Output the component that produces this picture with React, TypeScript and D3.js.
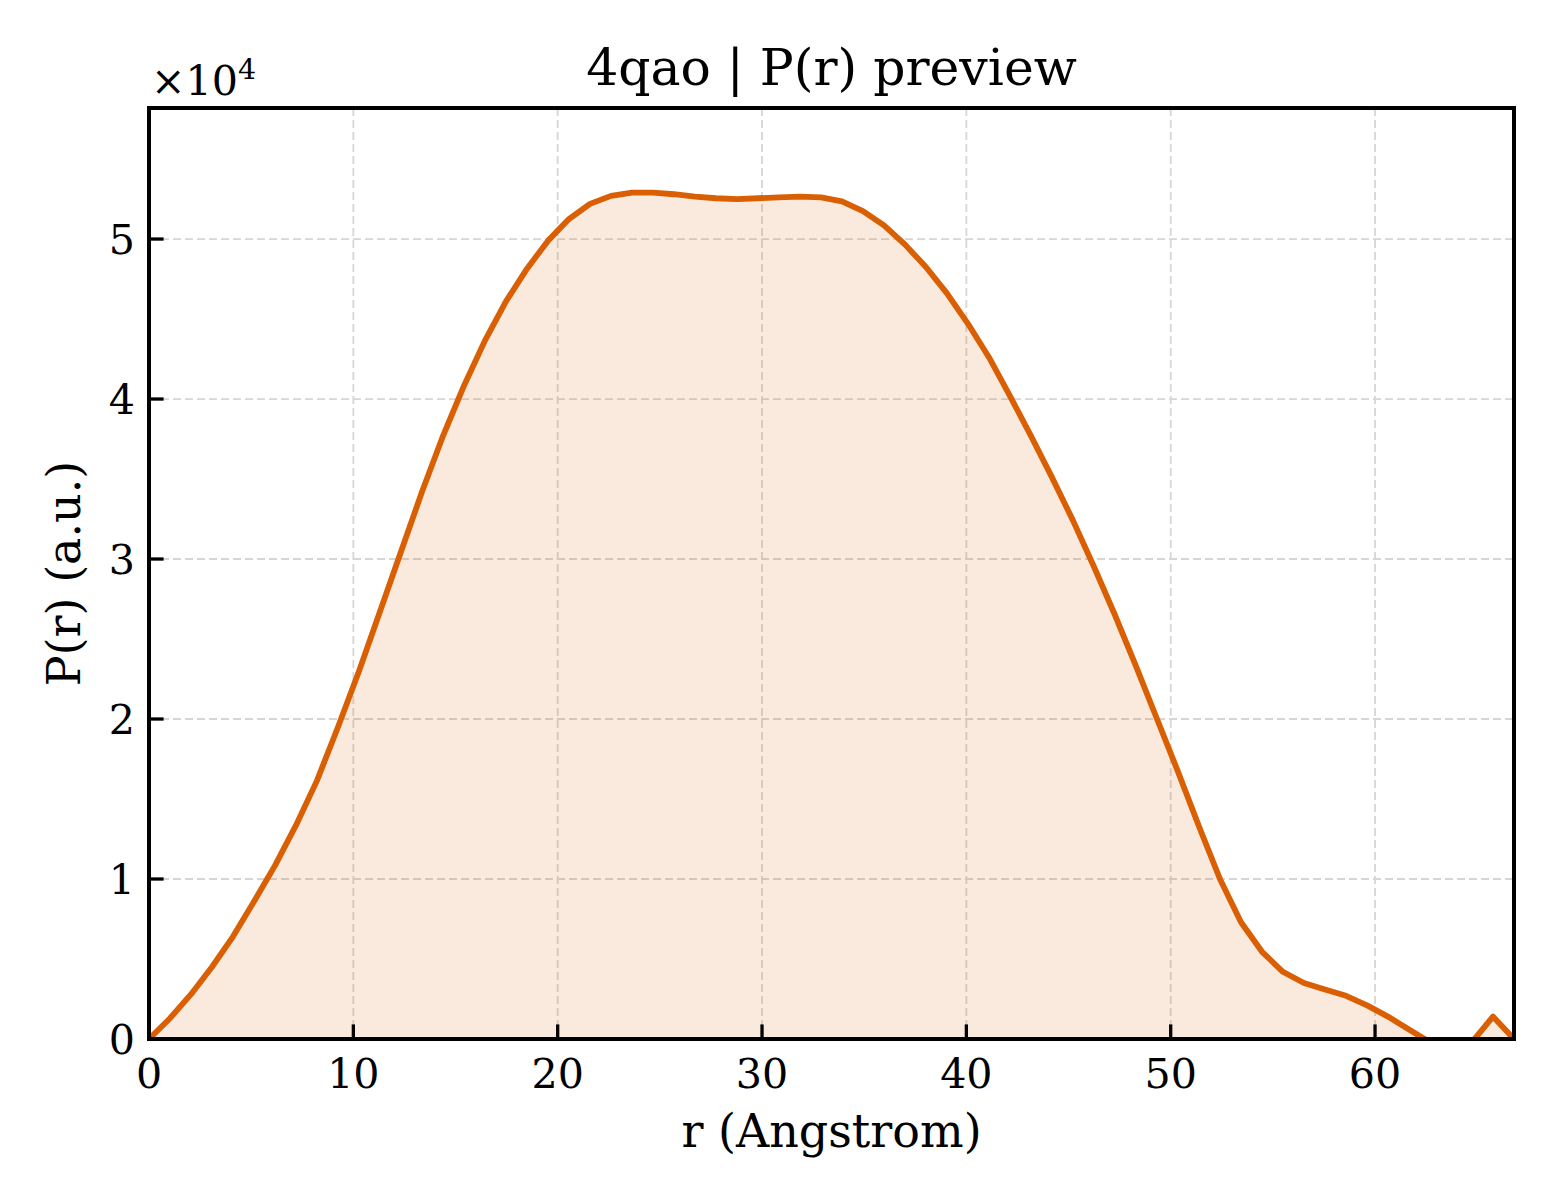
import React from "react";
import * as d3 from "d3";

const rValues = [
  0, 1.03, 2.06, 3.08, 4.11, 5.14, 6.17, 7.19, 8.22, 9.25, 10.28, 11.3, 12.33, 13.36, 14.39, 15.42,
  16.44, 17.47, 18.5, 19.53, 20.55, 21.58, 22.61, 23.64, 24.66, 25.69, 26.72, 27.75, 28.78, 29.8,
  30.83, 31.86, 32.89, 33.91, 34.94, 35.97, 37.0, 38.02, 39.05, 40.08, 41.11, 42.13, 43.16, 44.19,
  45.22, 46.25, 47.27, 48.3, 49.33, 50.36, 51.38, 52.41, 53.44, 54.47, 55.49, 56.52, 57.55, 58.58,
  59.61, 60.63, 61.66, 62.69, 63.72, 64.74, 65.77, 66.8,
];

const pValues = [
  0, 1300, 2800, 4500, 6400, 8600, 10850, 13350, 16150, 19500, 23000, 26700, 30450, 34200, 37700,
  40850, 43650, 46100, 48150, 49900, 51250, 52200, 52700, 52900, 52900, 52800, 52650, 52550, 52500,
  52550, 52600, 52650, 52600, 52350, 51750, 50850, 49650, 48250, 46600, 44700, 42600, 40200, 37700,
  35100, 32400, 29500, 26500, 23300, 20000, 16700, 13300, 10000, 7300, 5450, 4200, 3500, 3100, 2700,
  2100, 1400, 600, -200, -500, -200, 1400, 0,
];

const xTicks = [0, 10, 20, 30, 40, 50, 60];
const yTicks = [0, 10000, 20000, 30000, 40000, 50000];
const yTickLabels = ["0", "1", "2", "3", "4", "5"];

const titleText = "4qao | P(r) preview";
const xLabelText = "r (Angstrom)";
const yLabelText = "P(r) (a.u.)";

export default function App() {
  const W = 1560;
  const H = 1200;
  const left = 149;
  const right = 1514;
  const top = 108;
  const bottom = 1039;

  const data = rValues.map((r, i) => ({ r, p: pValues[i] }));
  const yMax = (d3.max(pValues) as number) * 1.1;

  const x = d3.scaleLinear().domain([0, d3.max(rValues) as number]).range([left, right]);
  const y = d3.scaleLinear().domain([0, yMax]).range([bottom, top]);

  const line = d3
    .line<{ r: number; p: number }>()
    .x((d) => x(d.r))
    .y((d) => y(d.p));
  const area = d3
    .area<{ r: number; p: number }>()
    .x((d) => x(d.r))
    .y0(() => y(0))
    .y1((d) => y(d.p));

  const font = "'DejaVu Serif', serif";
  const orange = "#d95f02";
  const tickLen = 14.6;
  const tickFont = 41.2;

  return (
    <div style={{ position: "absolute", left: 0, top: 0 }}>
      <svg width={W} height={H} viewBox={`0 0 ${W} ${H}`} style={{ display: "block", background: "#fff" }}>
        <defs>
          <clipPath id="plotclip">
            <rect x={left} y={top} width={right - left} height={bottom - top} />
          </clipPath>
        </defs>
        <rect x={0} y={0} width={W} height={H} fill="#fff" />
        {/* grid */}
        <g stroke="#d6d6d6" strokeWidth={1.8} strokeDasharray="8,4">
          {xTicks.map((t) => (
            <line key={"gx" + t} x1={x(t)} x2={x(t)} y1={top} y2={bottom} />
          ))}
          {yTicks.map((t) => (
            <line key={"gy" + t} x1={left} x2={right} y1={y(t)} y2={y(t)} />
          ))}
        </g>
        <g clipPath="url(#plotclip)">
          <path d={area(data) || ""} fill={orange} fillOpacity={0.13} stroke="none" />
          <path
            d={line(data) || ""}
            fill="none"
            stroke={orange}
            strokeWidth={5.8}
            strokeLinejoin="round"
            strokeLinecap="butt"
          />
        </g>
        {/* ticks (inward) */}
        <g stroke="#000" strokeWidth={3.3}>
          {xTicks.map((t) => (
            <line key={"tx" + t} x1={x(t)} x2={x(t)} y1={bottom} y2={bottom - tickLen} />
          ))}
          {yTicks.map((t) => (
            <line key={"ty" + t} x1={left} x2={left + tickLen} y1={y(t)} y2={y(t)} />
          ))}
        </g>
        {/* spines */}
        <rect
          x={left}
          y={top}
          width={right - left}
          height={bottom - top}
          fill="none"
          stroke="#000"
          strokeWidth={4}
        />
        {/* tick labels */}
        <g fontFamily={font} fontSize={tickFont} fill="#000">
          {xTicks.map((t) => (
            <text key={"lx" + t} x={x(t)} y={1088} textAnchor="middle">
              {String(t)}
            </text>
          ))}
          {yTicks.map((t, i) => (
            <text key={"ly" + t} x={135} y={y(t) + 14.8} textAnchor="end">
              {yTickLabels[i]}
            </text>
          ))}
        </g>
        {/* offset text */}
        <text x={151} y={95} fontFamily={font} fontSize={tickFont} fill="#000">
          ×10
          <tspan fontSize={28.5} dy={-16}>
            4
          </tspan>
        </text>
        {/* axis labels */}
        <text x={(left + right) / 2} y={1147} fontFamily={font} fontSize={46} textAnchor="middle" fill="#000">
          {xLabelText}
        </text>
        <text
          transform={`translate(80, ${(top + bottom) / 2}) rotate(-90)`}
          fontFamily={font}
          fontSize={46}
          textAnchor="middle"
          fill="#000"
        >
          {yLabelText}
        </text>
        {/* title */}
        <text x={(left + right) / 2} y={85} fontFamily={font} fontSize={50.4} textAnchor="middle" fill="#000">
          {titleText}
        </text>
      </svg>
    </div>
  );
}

•••

◆ WRITTEN EXERCISE
Leave every image out, and retype the material exactly.

◆ RESULT FOR THIS EXERCISE
Output the component that produces this picture with React, TypeScript and D3.js.
import React from "react";
import * as d3 from "d3";

const rValues = [
  0, 1.03, 2.06, 3.08, 4.11, 5.14, 6.17, 7.19, 8.22, 9.25, 10.28, 11.3, 12.33, 13.36, 14.39, 15.42,
  16.44, 17.47, 18.5, 19.53, 20.55, 21.58, 22.61, 23.64, 24.66, 25.69, 26.72, 27.75, 28.78, 29.8,
  30.83, 31.86, 32.89, 33.91, 34.94, 35.97, 37.0, 38.02, 39.05, 40.08, 41.11, 42.13, 43.16, 44.19,
  45.22, 46.25, 47.27, 48.3, 49.33, 50.36, 51.38, 52.41, 53.44, 54.47, 55.49, 56.52, 57.55, 58.58,
  59.61, 60.63, 61.66, 62.69, 63.72, 64.74, 65.77, 66.8,
];

const pValues = [
  0, 1300, 2800, 4500, 6400, 8600, 10850, 13350, 16150, 19500, 23000, 26700, 30450, 34200, 37700,
  40850, 43650, 46100, 48150, 49900, 51250, 52200, 52700, 52900, 52900, 52800, 52650, 52550, 52500,
  52550, 52600, 52650, 52600, 52350, 51750, 50850, 49650, 48250, 46600, 44700, 42600, 40200, 37700,
  35100, 32400, 29500, 26500, 23300, 20000, 16700, 13300, 10000, 7300, 5450, 4200, 3500, 3100, 2700,
  2100, 1400, 600, -200, -500, -200, 1400, 0,
];

const xTicks = [0, 10, 20, 30, 40, 50, 60];
const yTicks = [0, 10000, 20000, 30000, 40000, 50000];
const yTickLabels = ["0", "1", "2", "3", "4", "5"];

const titleText = "4qao | P(r) preview";
const xLabelText = "r (Angstrom)";
const yLabelText = "P(r) (a.u.)";

export default function App() {
  const W = 1560;
  const H = 1200;
  const left = 149;
  const right = 1514;
  const top = 108;
  const bottom = 1039;

  const data = rValues.map((r, i) => ({ r, p: pValues[i] }));
  const yMax = (d3.max(pValues) as number) * 1.1;

  const x = d3.scaleLinear().domain([0, d3.max(rValues) as number]).range([left, right]);
  const y = d3.scaleLinear().domain([0, yMax]).range([bottom, top]);

  const line = d3
    .line<{ r: number; p: number }>()
    .x((d) => x(d.r))
    .y((d) => y(d.p));
  const area = d3
    .area<{ r: number; p: number }>()
    .x((d) => x(d.r))
    .y0(() => y(0))
    .y1((d) => y(d.p));

  const font = "'DejaVu Serif', serif";
  const orange = "#d95f02";
  const tickLen = 14.6;
  const tickFont = 41.2;

  return (
    <div style={{ position: "absolute", left: 0, top: 0 }}>
      <svg width={W} height={H} viewBox={`0 0 ${W} ${H}`} style={{ display: "block", background: "#fff" }}>
        <defs>
          <clipPath id="plotclip">
            <rect x={left} y={top} width={right - left} height={bottom - top} />
          </clipPath>
        </defs>
        <rect x={0} y={0} width={W} height={H} fill="#fff" />
        {/* grid */}
        <g stroke="#d6d6d6" strokeWidth={1.8} strokeDasharray="8,4">
          {xTicks.map((t) => (
            <line key={"gx" + t} x1={x(t)} x2={x(t)} y1={top} y2={bottom} />
          ))}
          {yTicks.map((t) => (
            <line key={"gy" + t} x1={left} x2={right} y1={y(t)} y2={y(t)} />
          ))}
        </g>
        <g clipPath="url(#plotclip)">
          <path d={area(data) || ""} fill={orange} fillOpacity={0.13} stroke="none" />
          <path
            d={line(data) || ""}
            fill="none"
            stroke={orange}
            strokeWidth={5.8}
            strokeLinejoin="round"
            strokeLinecap="butt"
          />
        </g>
        {/* ticks (inward) */}
        <g stroke="#000" strokeWidth={3.3}>
          {xTicks.map((t) => (
            <line key={"tx" + t} x1={x(t)} x2={x(t)} y1={bottom} y2={bottom - tickLen} />
          ))}
          {yTicks.map((t) => (
            <line key={"ty" + t} x1={left} x2={left + tickLen} y1={y(t)} y2={y(t)} />
          ))}
        </g>
        {/* spines */}
        <rect
          x={left}
          y={top}
          width={right - left}
          height={bottom - top}
          fill="none"
          stroke="#000"
          strokeWidth={4}
        />
        {/* tick labels */}
        <g fontFamily={font} fontSize={tickFont} fill="#000">
          {xTicks.map((t) => (
            <text key={"lx" + t} x={x(t)} y={1088} textAnchor="middle">
              {String(t)}
            </text>
          ))}
          {yTicks.map((t, i) => (
            <text key={"ly" + t} x={135} y={y(t) + 14.8} textAnchor="end">
              {yTickLabels[i]}
            </text>
          ))}
        </g>
        {/* offset text */}
        <text x={151} y={95} fontFamily={font} fontSize={tickFont} fill="#000">
          ×10
          <tspan fontSize={28.5} dy={-16}>
            4
          </tspan>
        </text>
        {/* axis labels */}
        <text x={(left + right) / 2} y={1147} fontFamily={font} fontSize={46} textAnchor="middle" fill="#000">
          {xLabelText}
        </text>
        <text
          transform={`translate(80, ${(top + bottom) / 2}) rotate(-90)`}
          fontFamily={font}
          fontSize={46}
          textAnchor="middle"
          fill="#000"
        >
          {yLabelText}
        </text>
        {/* title */}
        <text x={(left + right) / 2} y={85} fontFamily={font} fontSize={50.4} textAnchor="middle" fill="#000">
          {titleText}
        </text>
      </svg>
    </div>
  );
}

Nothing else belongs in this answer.